It’s clear that the cost of gaining each incremental load of revenue is a lot harder than it used to be for Meta (META) platforms.
This is why expenses have exploded out of control, but I wouldn’t say that it’s time to take profits because they benefit from the “too big to fail” mantra just like other systemically important stocks.
I don’t believe they will rekindle sales growth of yore because there isn’t anything on the horizon that strikes me as something that would be a game changer.
The metaverse which they are sinking a fortune into has turned into a black hole of capital.
CEO Mark Zuckerberg himself couldn’t explain on the conference call when there would be tangible results that would deliver help to the bottom line.
That means open-ended funding to R&D and that is not what you want to hear from shareholders.
The pay-as-you-go elements to this don’t bode well, because they still don’t understand how they can monetize AI.
The silver lining here is that Meta is still quite profitable.
The top line of $28.6 billion was up 3% year over year.
It was the first year-over-year revenue growth Meta has been able to muster since the first quarter of last year.
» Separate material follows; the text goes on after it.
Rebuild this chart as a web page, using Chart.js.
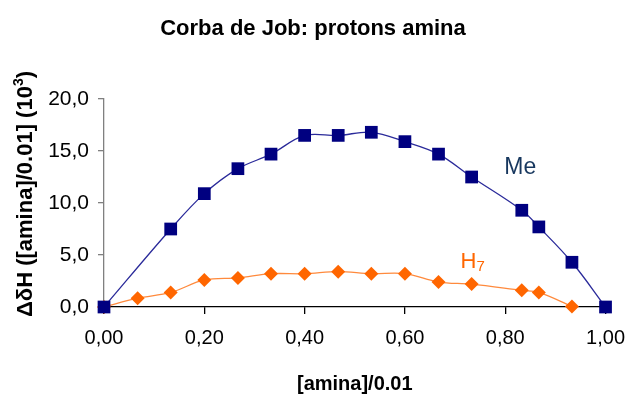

Per-share earnings of $2.20 also topped the consensus of $2.02.
Sales guidance for the quarter currently underway was also better than expected, with the company forecasting a top line of somewhere between $29.5 billion and $32 billion.
Q1's net income of $5.7 billion is 24% less than the bottom line from the first quarter of 2022 showing that even though they make a lot of money, profitability is slowing.
While Meta did sequentially add 60 million daily users to its services last quarter, most of that growth came from the Asia-Pacific market or the "rest of the world" - not Europe, Canada, or the U.S.
Those two markets experience the lowest ARPU (average revenue per user) figures among all the ones Meta serves.
And in both of those cases, ARPU figures have been essentially stagnant since the second quarter of last year.
It’s increasingly worrisome that the growth part of META is low quality.
Zuckerberg knows that it’s a fight to the bottom with his existing business which is why he is hell-bent on making the metaverse work.
Don’t forget that META shares fell from $360 per share last year and many investors can describe the recent price action as a reversion to the mean.
Expect higher costs to eat into META’s bottom line, but not so damaging that it will kill the business model.
The gains are there to be had, but don’t expect any high growth to come from META – those days are essentially over.
META will most likely grind higher and I do believe investors should buy the dip when available.
When the trend isn’t broken, then don’t fight against it.
Don’t forget they will benefit from another tailwind of end of 2023 rate cuts.
Tech business models aren’t as good as they used to be, but that doesn’t mean these stocks won’t go up.
A tepid META receiving investor love also shows how bad things are at the bottom of the barrel from SPACS to lockdown darlings.
Small growth stocks have little to no chance to compete moving forward so investors should only focus on “too big to fail” tech stocks in a world of higher rates.